### Provided material

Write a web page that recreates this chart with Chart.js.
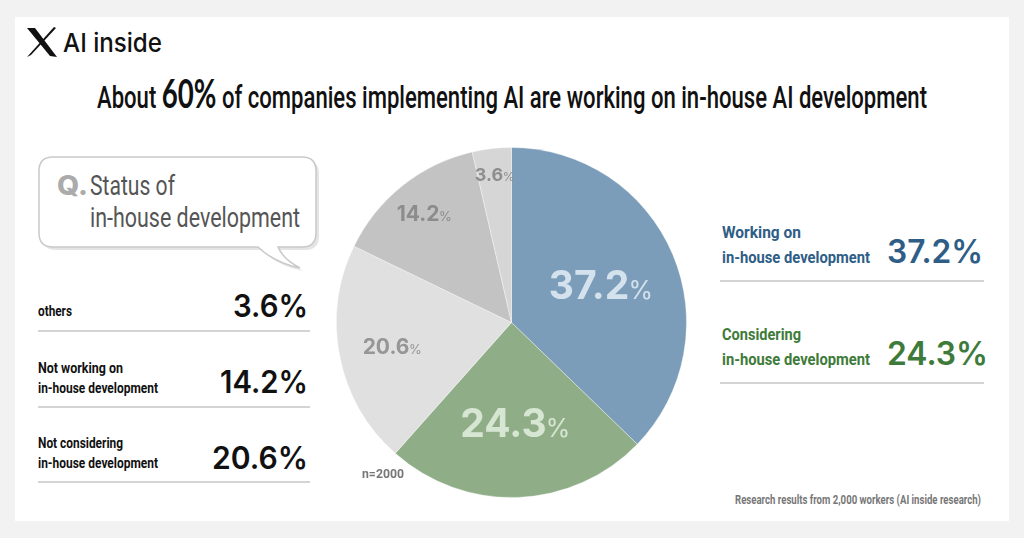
<!DOCTYPE html>
<html>
<head>
<meta charset="utf-8">
<script src="https://cdn.jsdelivr.net/npm/chart.js@4/dist/chart.umd.min.js"></script>
<style>
  html,body{margin:0;padding:0;background:#f2f2f2;}
  #root{position:relative;width:1024px;height:538px;overflow:hidden;background:#f2f2f2;font-family:Roboto,"Liberation Sans",sans-serif;}
  #card{position:absolute;left:15px;top:17px;width:994px;height:504px;background:#fff;}
  #pie{position:absolute;left:336px;top:147px;width:351px;height:351px;}
  .rule{position:absolute;height:2px;background:#d4d4d4;}
  .t{position:absolute;left:0;top:0;white-space:nowrap;line-height:1;}
</style>
</head>
<body>
<div id="root">
  <div id="card"></div>
  <svg id="deco" width="1024" height="538" style="position:absolute;left:0;top:0">
    <!-- logo mark -->
    <polygon points="27,28 35,28 57,57 50,56" fill="#111"/>
    <polygon points="54,27 56,28 31,55 27,57" fill="#111"/>
    <!-- speech bubble shadow -->
    <path d="M56,160 H305 Q319,160 319,174 V236 Q319,250 305,250 H281 Q286,262 303,271 Q278,266 261,250 H56 Q42,250 42,236 V174 Q42,160 56,160 Z" fill="#e4e4e4"/>
    <!-- speech bubble -->
    <path d="M53,157 H302 Q316,157 316,171 V233 Q316,247 302,247 H278 Q283,259 300,268 Q275,263 258,247 H53 Q39,247 39,233 V171 Q39,157 53,157 Z" fill="#fff" stroke="#c9c9c9" stroke-width="1.5"/>
  </svg>
  <div id="pie"><canvas id="c"></canvas></div>
  <div class="rule" style="left:38px;top:330px;width:272px"></div>
  <div class="rule" style="left:38px;top:406px;width:272px"></div>
  <div class="rule" style="left:38px;top:481px;width:272px"></div>
  <div class="rule" style="left:720px;top:280px;width:264px"></div>
  <div class="rule" style="left:720px;top:382px;width:264px"></div>
</div>
<script>
// ---- data ----
const categories = [
  ["Working on", "in-house development"],
  ["Considering", "in-house development"],
  ["Not considering", "in-house development"],
  ["Not working on", "in-house development"],
  ["others"]
];
const values = [37.2, 24.3, 20.6, 14.2, 3.6];
const sampleNote = "n=2000";
const titleParts = ["About ", "60%", " of companies implementing AI are working on in-house AI development"];
const questionParts = ["Q.", "Status of", "in-house development"];
const sourceNote = "Research results from 2,000 workers (AI inside research)";
const brand = "AI inside";

// ---- styles ----
const sliceColors = ["#7b9db9", "#8fae87", "#e0e0e0", "#c3c3c3", "#d6d6d6"];
const labelColors = ["#d4e2ed", "#d7e6d2", "#969696", "#8c8c8c", "#8e8e8e"];
const labelRadius = [0.555, 0.575, 0.695, 0.80, 0.85];
const labelBig = [39, 39, 21, 21, 18];
const labelPct = [25, 25, 13, 13, 12];

const root = document.getElementById('root');
function place(html, o) {
  const d = document.createElement('div');
  d.className = 't';
  d.style.font = o.font;
  d.style.color = o.color || '#111';
  d.innerHTML = html + '<span style="display:inline-block;width:0;height:0;vertical-align:baseline"></span>';
  root.appendChild(d);
  const m = d.lastChild;
  const base = m.offsetTop;
  const nat = d.getBoundingClientRect().width;
  const s = o.w ? o.w / nat : 1;
  const w = nat * s;
  const left = o.align === 'right' ? o.x - w : o.x;
  d.style.left = left + 'px';
  d.style.top = (o.y - base) + 'px';
  d.style.transformOrigin = '0 0';
  d.style.transform = 'scaleX(' + s + ')';
  return d;
}
const fmt = v => v.toFixed(1) + '%';
const cond = '"Roboto","Liberation Sans",sans-serif';
const geo = '"Inter","Lato","Open Sans",sans-serif';

// brand
place(brand, {font: '500 26px ' + geo, x: 63, y: 52, w: 99, color: '#111'});
// title
place(titleParts[0] + '<span style="font-weight:700;font-size:40px;font-family:Lato,sans-serif">' + titleParts[1] + '</span>' + titleParts[2],
  {font: '500 32px ' + cond, x: 97, y: 108, w: 830, color: '#111'});
// question bubble
place(questionParts[0], {font: '800 27px ' + geo, x: 57, y: 195, w: 31, color: '#ababab'});
place(questionParts[1], {font: '400 28px ' + cond, x: 90, y: 195, w: 85, color: '#555'});
place(questionParts[2], {font: '400 28px ' + cond, x: 90, y: 227, w: 210, color: '#555'});

// left panel: others, not working, not considering
const leftRows = [
  {i: 4, base: [316], valY: 317, ws: [34]},
  {i: 3, base: [373, 393], valY: 393, ws: [85, 120]},
  {i: 2, base: [448, 468], valY: 469, ws: [85, 120]}
];
leftRows.forEach(r => {
  categories[r.i].forEach((line, k) => {
    place(line, {font: '700 14px ' + cond, x: 38, y: r.base[k], w: r.ws[k], color: '#111'});
  });
  place(fmt(values[r.i]), {font: '600 31px ' + geo, x: 308, y: r.valY, align: 'right', w: (r.i === 4 ? 75 : (r.i === 3 ? 88 : 96)), color: '#111'});
});

// right panel: working, considering
const rightColors = ["#2e5e86", "#3e7b3a"];
const rightRows = [
  {i: 0, base: [238, 263], vw: 96},
  {i: 1, base: [340, 365], vw: 101}
];
rightRows.forEach((r, n) => {
  categories[r.i].forEach((line, k) => {
    place(line, {font: '700 17px ' + cond, x: 722, y: r.base[k], w: (k === 0 ? 79 : 148), color: rightColors[n]});
  });
  place(fmt(values[r.i]), {font: '600 32px ' + geo, x: 887, y: r.base[1], w: r.vw, color: rightColors[n]});
});

place(sampleNote, {font: '700 12px ' + cond, x: 362, y: 478, w: 42, color: '#777'});
place(sourceNote, {font: '700 12px ' + cond, x: 981, y: 504, align: 'right', w: 246, color: '#777'});

// ---- pie labels plugin ----
const pieLabels = {
  id: 'pieLabels',
  afterDatasetsDraw(chart) {
    const ctx = chart.ctx;
    const meta = chart.getDatasetMeta(0);
    meta.data.forEach((arc, i) => {
      const p = arc.getProps(['x', 'y', 'startAngle', 'endAngle', 'outerRadius'], true);
      const a = (p.startAngle + p.endAngle) / 2;
      const r = p.outerRadius * labelRadius[i];
      const cx = p.x + Math.cos(a) * r;
      const cy = p.y + Math.sin(a) * r;
      const num = values[i].toFixed(1);
      ctx.save();
      ctx.fillStyle = labelColors[i];
      ctx.textBaseline = 'alphabetic';
      ctx.textAlign = 'left';
      const f1 = '700 ' + labelBig[i] + 'px ' + geo;
      const f2 = '400 ' + labelPct[i] + 'px ' + geo;
      ctx.font = f1;
      const w1 = ctx.measureText(num).width;
      ctx.font = f2;
      const w2 = ctx.measureText('%').width;
      const gap = -labelBig[i] * 0.02;
      const x0 = cx - (w1 + gap + w2) / 2;
      const baseY = cy + labelBig[i] * 0.36;
      ctx.font = f1;
      ctx.fillText(num, x0, baseY);
      ctx.font = f2;
      ctx.fillText('%', x0 + w1 + gap, baseY);
      ctx.restore();
    });
  }
};

new Chart(document.getElementById('c'), {
  type: 'pie',
  data: {
    labels: categories.map(c => c.join(' ')),
    datasets: [{
      data: values,
      backgroundColor: sliceColors,
      borderColor: 'rgba(255,255,255,0.35)',
      borderWidth: 1
    }]
  },
  options: {
    responsive: true,
    maintainAspectRatio: false,
    animation: false,
    layout: {padding: 0},
    plugins: {legend: {display: false}, tooltip: {enabled: false}, title: {display: false}}
  },
  plugins: [pieLabels]
});
</script>
</body>
</html>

### Problem statement
Take the listing above and print it exactly, apart from the pictures.

### Solution to this task
Write a web page that recreates this chart with Chart.js.
<!DOCTYPE html>
<html>
<head>
<meta charset="utf-8">
<script src="https://cdn.jsdelivr.net/npm/chart.js@4/dist/chart.umd.min.js"></script>
<style>
  html,body{margin:0;padding:0;background:#f2f2f2;}
  #root{position:relative;width:1024px;height:538px;overflow:hidden;background:#f2f2f2;font-family:Roboto,"Liberation Sans",sans-serif;}
  #card{position:absolute;left:15px;top:17px;width:994px;height:504px;background:#fff;}
  #pie{position:absolute;left:336px;top:147px;width:351px;height:351px;}
  .rule{position:absolute;height:2px;background:#d4d4d4;}
  .t{position:absolute;left:0;top:0;white-space:nowrap;line-height:1;}
</style>
</head>
<body>
<div id="root">
  <div id="card"></div>
  <svg id="deco" width="1024" height="538" style="position:absolute;left:0;top:0">
    <!-- logo mark -->
    <polygon points="27,28 35,28 57,57 50,56" fill="#111"/>
    <polygon points="54,27 56,28 31,55 27,57" fill="#111"/>
    <!-- speech bubble shadow -->
    <path d="M56,160 H305 Q319,160 319,174 V236 Q319,250 305,250 H281 Q286,262 303,271 Q278,266 261,250 H56 Q42,250 42,236 V174 Q42,160 56,160 Z" fill="#e4e4e4"/>
    <!-- speech bubble -->
    <path d="M53,157 H302 Q316,157 316,171 V233 Q316,247 302,247 H278 Q283,259 300,268 Q275,263 258,247 H53 Q39,247 39,233 V171 Q39,157 53,157 Z" fill="#fff" stroke="#c9c9c9" stroke-width="1.5"/>
  </svg>
  <div id="pie"><canvas id="c"></canvas></div>
  <div class="rule" style="left:38px;top:330px;width:272px"></div>
  <div class="rule" style="left:38px;top:406px;width:272px"></div>
  <div class="rule" style="left:38px;top:481px;width:272px"></div>
  <div class="rule" style="left:720px;top:280px;width:264px"></div>
  <div class="rule" style="left:720px;top:382px;width:264px"></div>
</div>
<script>
// ---- data ----
const categories = [
  ["Working on", "in-house development"],
  ["Considering", "in-house development"],
  ["Not considering", "in-house development"],
  ["Not working on", "in-house development"],
  ["others"]
];
const values = [37.2, 24.3, 20.6, 14.2, 3.6];
const sampleNote = "n=2000";
const titleParts = ["About ", "60%", " of companies implementing AI are working on in-house AI development"];
const questionParts = ["Q.", "Status of", "in-house development"];
const sourceNote = "Research results from 2,000 workers (AI inside research)";
const brand = "AI inside";

// ---- styles ----
const sliceColors = ["#7b9db9", "#8fae87", "#e0e0e0", "#c3c3c3", "#d6d6d6"];
const labelColors = ["#d4e2ed", "#d7e6d2", "#969696", "#8c8c8c", "#8e8e8e"];
const labelRadius = [0.555, 0.575, 0.695, 0.80, 0.85];
const labelBig = [39, 39, 21, 21, 18];
const labelPct = [25, 25, 13, 13, 12];

const root = document.getElementById('root');
function place(html, o) {
  const d = document.createElement('div');
  d.className = 't';
  d.style.font = o.font;
  d.style.color = o.color || '#111';
  d.innerHTML = html + '<span style="display:inline-block;width:0;height:0;vertical-align:baseline"></span>';
  root.appendChild(d);
  const m = d.lastChild;
  const base = m.offsetTop;
  const nat = d.getBoundingClientRect().width;
  const s = o.w ? o.w / nat : 1;
  const w = nat * s;
  const left = o.align === 'right' ? o.x - w : o.x;
  d.style.left = left + 'px';
  d.style.top = (o.y - base) + 'px';
  d.style.transformOrigin = '0 0';
  d.style.transform = 'scaleX(' + s + ')';
  return d;
}
const fmt = v => v.toFixed(1) + '%';
const cond = '"Roboto","Liberation Sans",sans-serif';
const geo = '"Inter","Lato","Open Sans",sans-serif';

// brand
place(brand, {font: '500 26px ' + geo, x: 63, y: 52, w: 99, color: '#111'});
// title
place(titleParts[0] + '<span style="font-weight:700;font-size:40px;font-family:Lato,sans-serif">' + titleParts[1] + '</span>' + titleParts[2],
  {font: '500 32px ' + cond, x: 97, y: 108, w: 830, color: '#111'});
// question bubble
place(questionParts[0], {font: '800 27px ' + geo, x: 57, y: 195, w: 31, color: '#ababab'});
place(questionParts[1], {font: '400 28px ' + cond, x: 90, y: 195, w: 85, color: '#555'});
place(questionParts[2], {font: '400 28px ' + cond, x: 90, y: 227, w: 210, color: '#555'});

// left panel: others, not working, not considering
const leftRows = [
  {i: 4, base: [316], valY: 317, ws: [34]},
  {i: 3, base: [373, 393], valY: 393, ws: [85, 120]},
  {i: 2, base: [448, 468], valY: 469, ws: [85, 120]}
];
leftRows.forEach(r => {
  categories[r.i].forEach((line, k) => {
    place(line, {font: '700 14px ' + cond, x: 38, y: r.base[k], w: r.ws[k], color: '#111'});
  });
  place(fmt(values[r.i]), {font: '600 31px ' + geo, x: 308, y: r.valY, align: 'right', w: (r.i === 4 ? 75 : (r.i === 3 ? 88 : 96)), color: '#111'});
});

// right panel: working, considering
const rightColors = ["#2e5e86", "#3e7b3a"];
const rightRows = [
  {i: 0, base: [238, 263], vw: 96},
  {i: 1, base: [340, 365], vw: 101}
];
rightRows.forEach((r, n) => {
  categories[r.i].forEach((line, k) => {
    place(line, {font: '700 17px ' + cond, x: 722, y: r.base[k], w: (k === 0 ? 79 : 148), color: rightColors[n]});
  });
  place(fmt(values[r.i]), {font: '600 32px ' + geo, x: 887, y: r.base[1], w: r.vw, color: rightColors[n]});
});

place(sampleNote, {font: '700 12px ' + cond, x: 362, y: 478, w: 42, color: '#777'});
place(sourceNote, {font: '700 12px ' + cond, x: 981, y: 504, align: 'right', w: 246, color: '#777'});

// ---- pie labels plugin ----
const pieLabels = {
  id: 'pieLabels',
  afterDatasetsDraw(chart) {
    const ctx = chart.ctx;
    const meta = chart.getDatasetMeta(0);
    meta.data.forEach((arc, i) => {
      const p = arc.getProps(['x', 'y', 'startAngle', 'endAngle', 'outerRadius'], true);
      const a = (p.startAngle + p.endAngle) / 2;
      const r = p.outerRadius * labelRadius[i];
      const cx = p.x + Math.cos(a) * r;
      const cy = p.y + Math.sin(a) * r;
      const num = values[i].toFixed(1);
      ctx.save();
      ctx.fillStyle = labelColors[i];
      ctx.textBaseline = 'alphabetic';
      ctx.textAlign = 'left';
      const f1 = '700 ' + labelBig[i] + 'px ' + geo;
      const f2 = '400 ' + labelPct[i] + 'px ' + geo;
      ctx.font = f1;
      const w1 = ctx.measureText(num).width;
      ctx.font = f2;
      const w2 = ctx.measureText('%').width;
      const gap = -labelBig[i] * 0.02;
      const x0 = cx - (w1 + gap + w2) / 2;
      const baseY = cy + labelBig[i] * 0.36;
      ctx.font = f1;
      ctx.fillText(num, x0, baseY);
      ctx.font = f2;
      ctx.fillText('%', x0 + w1 + gap, baseY);
      ctx.restore();
    });
  }
};

new Chart(document.getElementById('c'), {
  type: 'pie',
  data: {
    labels: categories.map(c => c.join(' ')),
    datasets: [{
      data: values,
      backgroundColor: sliceColors,
      borderColor: 'rgba(255,255,255,0.35)',
      borderWidth: 1
    }]
  },
  options: {
    responsive: true,
    maintainAspectRatio: false,
    animation: false,
    layout: {padding: 0},
    plugins: {legend: {display: false}, tooltip: {enabled: false}, title: {display: false}}
  },
  plugins: [pieLabels]
});
</script>
</body>
</html>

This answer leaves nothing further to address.